Wednesday, December 1, 2010

Ends and odds ... hey, first day of summer here!

Not much new art today ... with the exception of a rather lovely cover I just finished for Christmas story. See, I haven't been idle! Just insanely busy and nursing my health. This is only one of four covers I've done in the last week, and there's another still to do.

As always, Abraxas is updated. Here's the link to the beginning of today's excerpt. It's interesting to see a pattern emerge as the site settles down and matures after the first rush of interest. What looks like being the routine is an enormous spike at the weekend, and then relatively modest numbers mid-week. Which means a lot of readers are "saving it up" to savor it when they have the time!

This is fine by me, guys. As the number of people following it goes up, even the mid-week numbers will be very respectable. And of course that's the name of the game. Have been asked a couple of times how come I'm making it available for free. Well, it's all about getting the traffic to make the ad space lucrative. If the numbers are good, advertisers will make it quite attractive. So I'm continuing to push the software as far as I can make it go, to get the best possible artwork to depict a story which is heading in great directions.

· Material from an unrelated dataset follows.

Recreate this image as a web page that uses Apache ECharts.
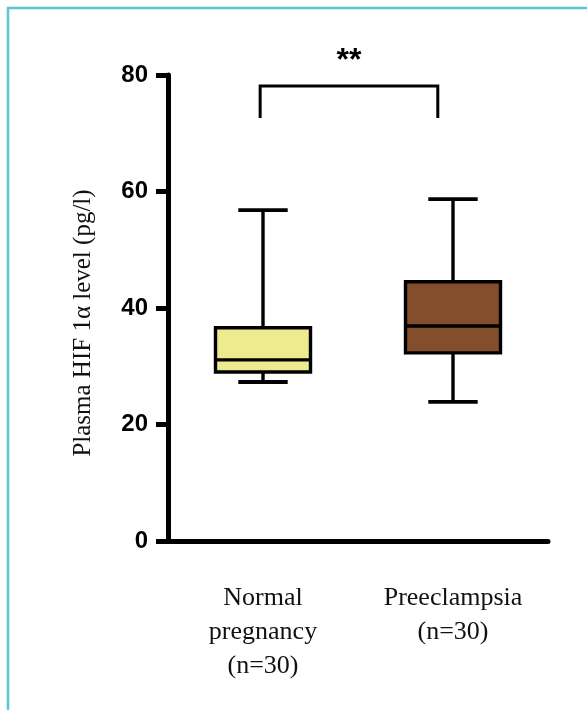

Also, am finding out just how far you can push the software on a system like this. Not quite as far as you'd like it to go! There's a limit to how much you can stuff into the scene without getting odd little dialog boxes saying things like, "DAZ has encountered a runtime error that requires the program to close unexpectedly," and "DAZ has encountered a memory error. Please close the program and repoen it as soon as possible." You get to know these dialogs. Hmm.

So the trick is to configure the scenes very, very carefully, and delete anything in the scene that doesn't show in the render. I still have to get this figured out fully. I'm going to call this a "memory management" challenge. This takes me back 15 years to the mild-1990s, when the Pentium I was the fastest computer you could buy, and Macromedia Director 5 was out there on the cutting edge, and boy, did you have to think about "unloading" elements from the RAM in order to not only keep your PC up on its aching feet for authoring, but not crash the user's machine, when said user came to run the multimedia show you were making!

The computers might be 100 times more powerful today, but what we're trying to do with them is so far beyond anything that was done in the days of yore, the bottom line is the same. Full circle, I guess. The more things change, the more they stay the same!